### Work required:
Reading down the listing below, count the lines where the word "this" shows up, then give only that count.

### Dataset records:
----------------------------------------

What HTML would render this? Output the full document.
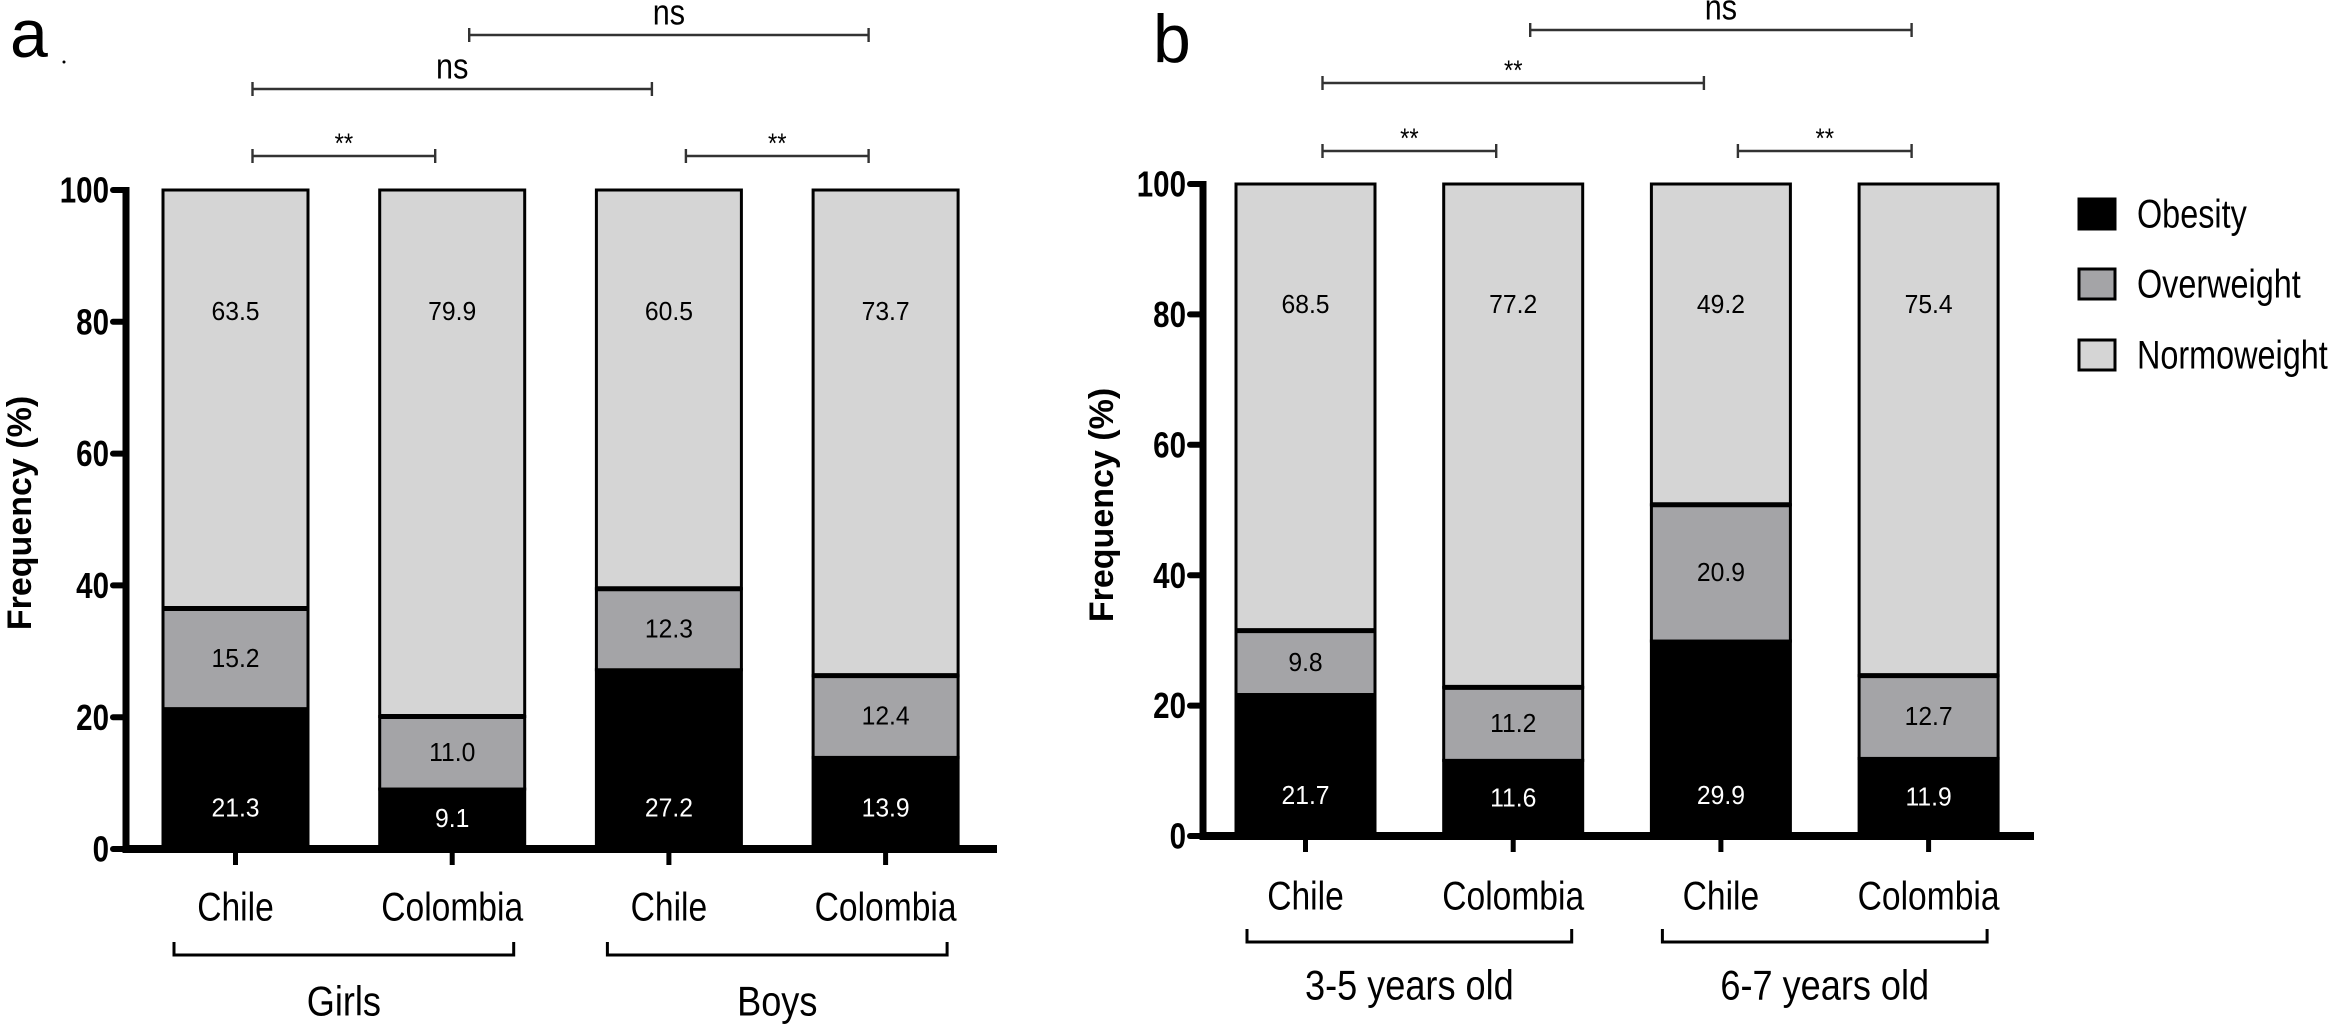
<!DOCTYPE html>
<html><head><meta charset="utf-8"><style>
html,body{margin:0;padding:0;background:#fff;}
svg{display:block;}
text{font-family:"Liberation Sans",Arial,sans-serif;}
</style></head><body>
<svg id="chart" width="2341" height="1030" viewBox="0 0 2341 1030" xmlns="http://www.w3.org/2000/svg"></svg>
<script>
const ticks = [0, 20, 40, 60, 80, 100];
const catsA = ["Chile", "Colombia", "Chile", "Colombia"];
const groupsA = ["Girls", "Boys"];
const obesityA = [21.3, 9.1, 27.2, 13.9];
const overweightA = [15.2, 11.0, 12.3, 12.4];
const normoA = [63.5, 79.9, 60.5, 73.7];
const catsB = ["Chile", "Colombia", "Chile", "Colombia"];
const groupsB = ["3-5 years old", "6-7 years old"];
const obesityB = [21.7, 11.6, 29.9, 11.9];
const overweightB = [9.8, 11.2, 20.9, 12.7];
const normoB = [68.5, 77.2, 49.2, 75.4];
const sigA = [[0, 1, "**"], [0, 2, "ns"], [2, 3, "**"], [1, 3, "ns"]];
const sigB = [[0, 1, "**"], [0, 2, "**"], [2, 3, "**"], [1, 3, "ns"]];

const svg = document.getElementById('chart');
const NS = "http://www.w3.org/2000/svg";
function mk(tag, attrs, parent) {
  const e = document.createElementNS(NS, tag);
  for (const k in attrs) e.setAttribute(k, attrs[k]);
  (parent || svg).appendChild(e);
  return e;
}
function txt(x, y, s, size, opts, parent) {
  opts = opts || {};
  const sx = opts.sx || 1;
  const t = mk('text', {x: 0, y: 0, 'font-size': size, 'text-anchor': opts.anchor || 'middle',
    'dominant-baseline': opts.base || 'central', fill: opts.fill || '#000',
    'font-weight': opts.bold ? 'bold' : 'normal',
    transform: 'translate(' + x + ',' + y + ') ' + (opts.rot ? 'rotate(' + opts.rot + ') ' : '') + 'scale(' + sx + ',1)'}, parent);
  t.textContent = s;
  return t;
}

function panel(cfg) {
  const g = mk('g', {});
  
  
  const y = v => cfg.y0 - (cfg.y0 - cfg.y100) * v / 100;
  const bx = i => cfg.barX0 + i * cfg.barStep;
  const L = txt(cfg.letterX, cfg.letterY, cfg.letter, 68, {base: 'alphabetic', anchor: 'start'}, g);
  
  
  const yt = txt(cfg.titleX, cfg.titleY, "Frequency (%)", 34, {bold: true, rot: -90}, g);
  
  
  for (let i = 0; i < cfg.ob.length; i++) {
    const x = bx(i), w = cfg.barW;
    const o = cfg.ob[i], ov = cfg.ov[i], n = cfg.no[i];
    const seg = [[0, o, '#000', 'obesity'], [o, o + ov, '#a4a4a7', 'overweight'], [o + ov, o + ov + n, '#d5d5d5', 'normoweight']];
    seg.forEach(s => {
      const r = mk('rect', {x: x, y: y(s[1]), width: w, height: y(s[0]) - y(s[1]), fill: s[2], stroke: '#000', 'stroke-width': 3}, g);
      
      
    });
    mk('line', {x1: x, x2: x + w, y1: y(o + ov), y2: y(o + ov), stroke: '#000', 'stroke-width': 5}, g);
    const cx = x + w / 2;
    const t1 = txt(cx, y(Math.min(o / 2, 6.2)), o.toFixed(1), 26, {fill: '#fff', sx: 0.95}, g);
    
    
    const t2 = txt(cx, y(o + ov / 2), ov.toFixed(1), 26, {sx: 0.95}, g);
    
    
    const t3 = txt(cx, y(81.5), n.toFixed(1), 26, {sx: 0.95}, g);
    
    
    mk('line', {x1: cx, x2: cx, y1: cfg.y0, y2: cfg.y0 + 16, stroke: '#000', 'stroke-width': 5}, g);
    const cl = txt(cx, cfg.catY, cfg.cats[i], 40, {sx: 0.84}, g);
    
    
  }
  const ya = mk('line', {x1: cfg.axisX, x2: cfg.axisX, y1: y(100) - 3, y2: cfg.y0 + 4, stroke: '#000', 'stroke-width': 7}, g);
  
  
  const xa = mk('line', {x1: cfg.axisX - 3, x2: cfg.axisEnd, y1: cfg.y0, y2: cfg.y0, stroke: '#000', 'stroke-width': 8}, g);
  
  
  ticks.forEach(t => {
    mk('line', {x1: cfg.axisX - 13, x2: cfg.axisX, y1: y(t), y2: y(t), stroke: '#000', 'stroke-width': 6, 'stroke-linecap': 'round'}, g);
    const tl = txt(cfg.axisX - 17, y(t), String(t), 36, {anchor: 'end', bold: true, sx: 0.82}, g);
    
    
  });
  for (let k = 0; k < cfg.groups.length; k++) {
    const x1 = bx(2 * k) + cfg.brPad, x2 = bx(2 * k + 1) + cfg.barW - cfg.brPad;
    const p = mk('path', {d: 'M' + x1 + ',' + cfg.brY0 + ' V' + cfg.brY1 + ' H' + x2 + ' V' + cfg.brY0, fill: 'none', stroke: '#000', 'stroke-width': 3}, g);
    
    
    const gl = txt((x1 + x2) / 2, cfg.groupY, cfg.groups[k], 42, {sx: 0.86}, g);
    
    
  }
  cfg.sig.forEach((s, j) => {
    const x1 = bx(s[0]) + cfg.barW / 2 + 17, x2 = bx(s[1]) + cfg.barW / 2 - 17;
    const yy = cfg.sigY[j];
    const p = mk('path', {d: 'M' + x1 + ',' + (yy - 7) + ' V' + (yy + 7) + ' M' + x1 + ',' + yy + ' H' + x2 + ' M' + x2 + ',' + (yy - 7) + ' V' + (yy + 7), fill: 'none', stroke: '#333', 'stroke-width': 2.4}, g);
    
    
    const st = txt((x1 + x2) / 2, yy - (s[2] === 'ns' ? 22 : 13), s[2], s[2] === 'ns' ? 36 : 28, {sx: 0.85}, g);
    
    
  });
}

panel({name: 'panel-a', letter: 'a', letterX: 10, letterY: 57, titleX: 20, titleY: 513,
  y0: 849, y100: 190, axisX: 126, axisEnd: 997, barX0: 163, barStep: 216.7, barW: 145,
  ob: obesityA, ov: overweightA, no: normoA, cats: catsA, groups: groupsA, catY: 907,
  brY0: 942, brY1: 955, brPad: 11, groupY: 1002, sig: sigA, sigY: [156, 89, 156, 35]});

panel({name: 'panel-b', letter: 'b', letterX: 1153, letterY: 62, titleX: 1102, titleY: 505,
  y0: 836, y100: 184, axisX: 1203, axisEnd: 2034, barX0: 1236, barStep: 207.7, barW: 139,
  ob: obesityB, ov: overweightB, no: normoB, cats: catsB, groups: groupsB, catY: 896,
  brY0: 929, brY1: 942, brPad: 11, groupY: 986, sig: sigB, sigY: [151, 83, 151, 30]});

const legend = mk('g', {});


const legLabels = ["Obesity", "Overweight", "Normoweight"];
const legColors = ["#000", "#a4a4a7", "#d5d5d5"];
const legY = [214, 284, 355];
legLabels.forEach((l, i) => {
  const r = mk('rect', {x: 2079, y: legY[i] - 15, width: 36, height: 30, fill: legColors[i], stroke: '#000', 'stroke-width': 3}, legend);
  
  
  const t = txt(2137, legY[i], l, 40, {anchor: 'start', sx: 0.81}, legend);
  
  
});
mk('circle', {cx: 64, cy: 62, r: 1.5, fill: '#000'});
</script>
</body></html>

----------------------------------------

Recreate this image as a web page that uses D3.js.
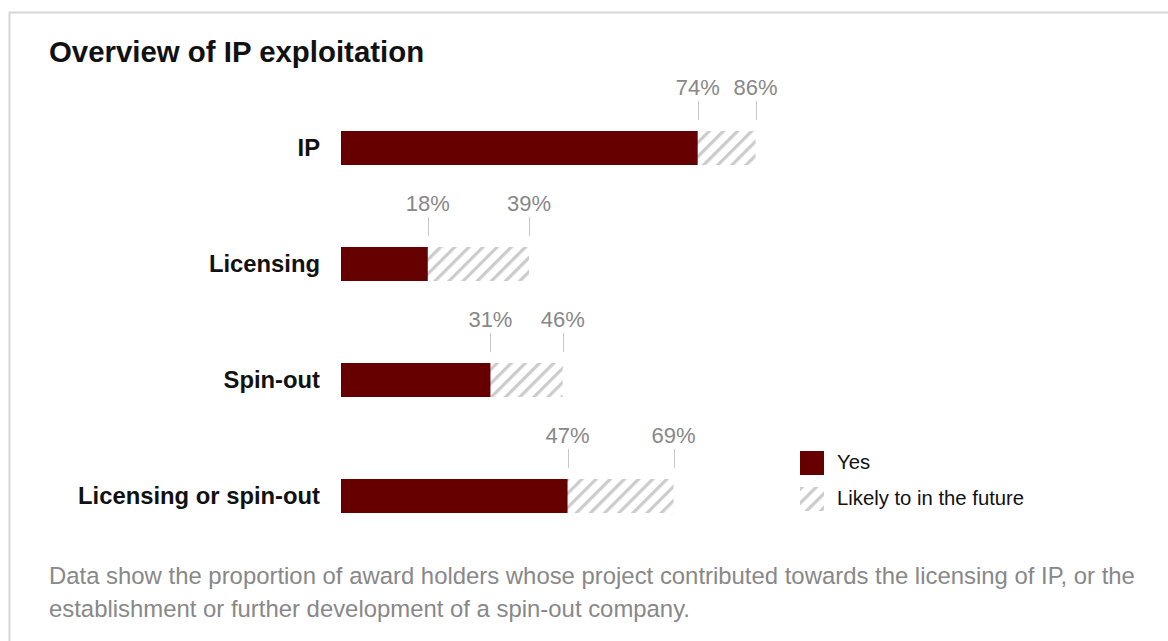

----------------------------------------

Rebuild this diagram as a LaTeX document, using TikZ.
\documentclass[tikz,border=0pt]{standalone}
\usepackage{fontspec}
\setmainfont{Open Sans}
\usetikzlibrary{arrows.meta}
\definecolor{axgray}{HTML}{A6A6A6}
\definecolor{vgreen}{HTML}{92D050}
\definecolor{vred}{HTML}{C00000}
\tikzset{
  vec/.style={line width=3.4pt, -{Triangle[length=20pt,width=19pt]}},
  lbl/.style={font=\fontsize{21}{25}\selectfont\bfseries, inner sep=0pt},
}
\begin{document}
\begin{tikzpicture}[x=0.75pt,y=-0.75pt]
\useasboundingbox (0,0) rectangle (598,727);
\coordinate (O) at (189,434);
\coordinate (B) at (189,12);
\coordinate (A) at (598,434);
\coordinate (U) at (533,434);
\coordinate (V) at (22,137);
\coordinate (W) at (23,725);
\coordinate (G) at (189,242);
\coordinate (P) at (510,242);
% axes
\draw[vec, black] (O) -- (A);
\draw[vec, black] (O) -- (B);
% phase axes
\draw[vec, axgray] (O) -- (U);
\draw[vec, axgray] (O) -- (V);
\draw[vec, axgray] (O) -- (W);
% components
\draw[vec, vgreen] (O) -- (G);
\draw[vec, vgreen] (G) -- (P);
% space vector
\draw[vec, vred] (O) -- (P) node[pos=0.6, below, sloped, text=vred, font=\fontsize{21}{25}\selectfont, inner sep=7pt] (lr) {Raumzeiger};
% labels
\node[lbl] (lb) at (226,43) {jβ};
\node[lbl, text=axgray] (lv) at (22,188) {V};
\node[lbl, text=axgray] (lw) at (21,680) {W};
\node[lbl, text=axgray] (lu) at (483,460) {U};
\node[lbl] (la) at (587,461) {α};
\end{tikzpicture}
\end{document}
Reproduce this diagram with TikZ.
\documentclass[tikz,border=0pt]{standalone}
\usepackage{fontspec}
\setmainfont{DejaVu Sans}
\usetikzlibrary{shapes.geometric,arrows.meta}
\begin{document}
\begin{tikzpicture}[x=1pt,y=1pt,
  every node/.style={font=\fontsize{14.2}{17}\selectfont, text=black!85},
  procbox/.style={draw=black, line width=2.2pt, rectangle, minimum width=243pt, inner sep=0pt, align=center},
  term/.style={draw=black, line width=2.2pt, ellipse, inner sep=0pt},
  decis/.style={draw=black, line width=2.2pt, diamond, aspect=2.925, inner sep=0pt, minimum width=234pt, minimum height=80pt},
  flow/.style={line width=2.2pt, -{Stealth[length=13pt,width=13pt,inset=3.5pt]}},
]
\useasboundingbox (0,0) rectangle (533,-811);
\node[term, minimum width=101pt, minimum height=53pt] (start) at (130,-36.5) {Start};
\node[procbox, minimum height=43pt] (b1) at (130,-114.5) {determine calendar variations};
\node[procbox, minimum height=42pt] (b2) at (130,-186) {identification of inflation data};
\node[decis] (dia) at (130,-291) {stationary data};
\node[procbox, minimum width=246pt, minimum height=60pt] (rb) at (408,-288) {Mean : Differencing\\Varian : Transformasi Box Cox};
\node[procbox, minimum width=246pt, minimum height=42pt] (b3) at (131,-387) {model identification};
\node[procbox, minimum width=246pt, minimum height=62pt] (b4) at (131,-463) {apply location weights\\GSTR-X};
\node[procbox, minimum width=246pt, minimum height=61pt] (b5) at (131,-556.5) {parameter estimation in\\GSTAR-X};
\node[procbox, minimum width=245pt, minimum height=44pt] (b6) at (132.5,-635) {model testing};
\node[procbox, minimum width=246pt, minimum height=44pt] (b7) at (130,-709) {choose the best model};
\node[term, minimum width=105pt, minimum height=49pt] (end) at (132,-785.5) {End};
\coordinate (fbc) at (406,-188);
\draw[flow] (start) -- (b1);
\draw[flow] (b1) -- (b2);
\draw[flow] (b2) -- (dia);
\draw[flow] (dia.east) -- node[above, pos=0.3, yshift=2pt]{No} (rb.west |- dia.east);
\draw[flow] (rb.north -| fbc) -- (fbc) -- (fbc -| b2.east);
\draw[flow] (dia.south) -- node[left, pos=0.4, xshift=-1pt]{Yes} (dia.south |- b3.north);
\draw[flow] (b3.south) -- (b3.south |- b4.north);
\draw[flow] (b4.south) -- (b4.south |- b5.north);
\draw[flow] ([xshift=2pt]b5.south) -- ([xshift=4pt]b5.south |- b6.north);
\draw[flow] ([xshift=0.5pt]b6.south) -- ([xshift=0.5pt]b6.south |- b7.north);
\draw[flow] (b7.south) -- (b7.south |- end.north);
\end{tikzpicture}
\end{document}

----------------------------------------

### Exercise result:
4